Budapest, May 6 (MTI) – Prime Minister Viktor Orbán met Angel Gurria, Secretary General of the OECD, in Budapest, the prime minister’s press chief told MTI on Friday. “Strong economic growth has returned” to Hungary, the OECD said in a survey, putting GDP growth at 2.5 percent in 2016 and 3.0 percent in 2017.
Orbán meets OECD Sec-Gen
After their talks in Paris in April, Orbán and Gurria again reviewed cooperation between Hungary and the organisation and established that ties were extremely productive and fruitful, Bertalan Havasi said. Orbán said the OECD’s work has contributed to the success of Hungarian reforms. Gurria expressed appreciation for Hungary’s success and felt it was important that Hungary shared its expertise with other states, too, Havasi said.
Macroeconomic imbalances are being corrected, state debt as a percentage of GDP is falling, the country is running a current account surplus and financial vulnerabilities have been reduced, the OECD said in the 2016 Economic Survey of Hungary. The OECD noted, however, that non-performing loans still hamper bank lending, income levels are still well below those in more advanced economies and, as economic slack disappears, sustaining growth will require structural reforms to strengthen the business sector and upgrade skills.

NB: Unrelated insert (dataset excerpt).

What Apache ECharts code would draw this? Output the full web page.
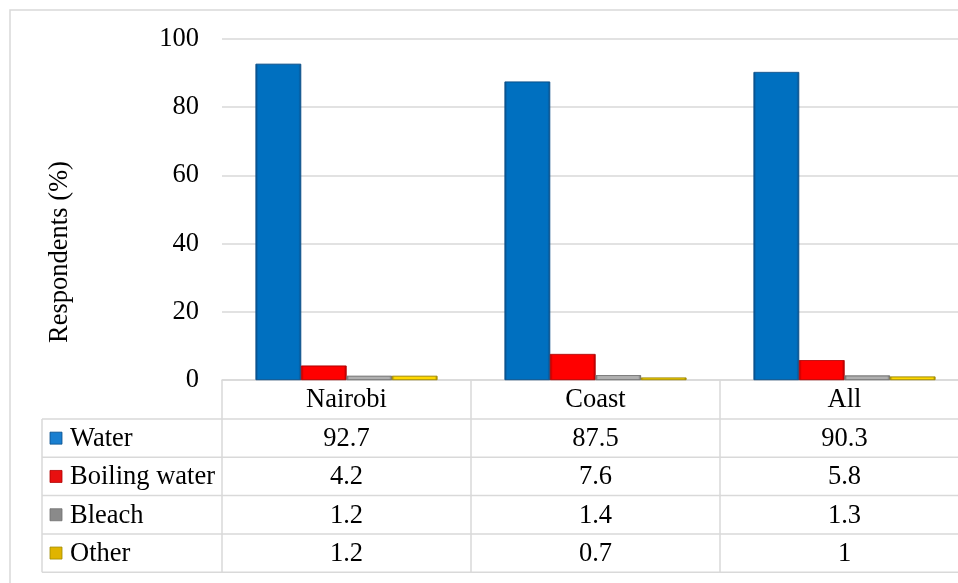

Investment growth has started to pick up, supported by faster business capital accumulation as well as inward FDI and European Union funding, the OECD said. But business investment is still “held back frequently changing regulatory environment and entry barriers in network industries”, it added.
The OECD said that the education system has reacted slowly to labour market changes, leaving many graduates without needed skills. Training in public work schemes has not been effective enough in generating relevant labour market skills, it added.
Economy Minister Mihály Varga welcomed the OECD’s findings and said the report recognised the Hungarian economy’s improvement. It acknowledges the economic growth Hungary has achieved in recent years, the decreasing public debt and reduced vulnerability, the job growth along with the country’s current account surplus, the minister said.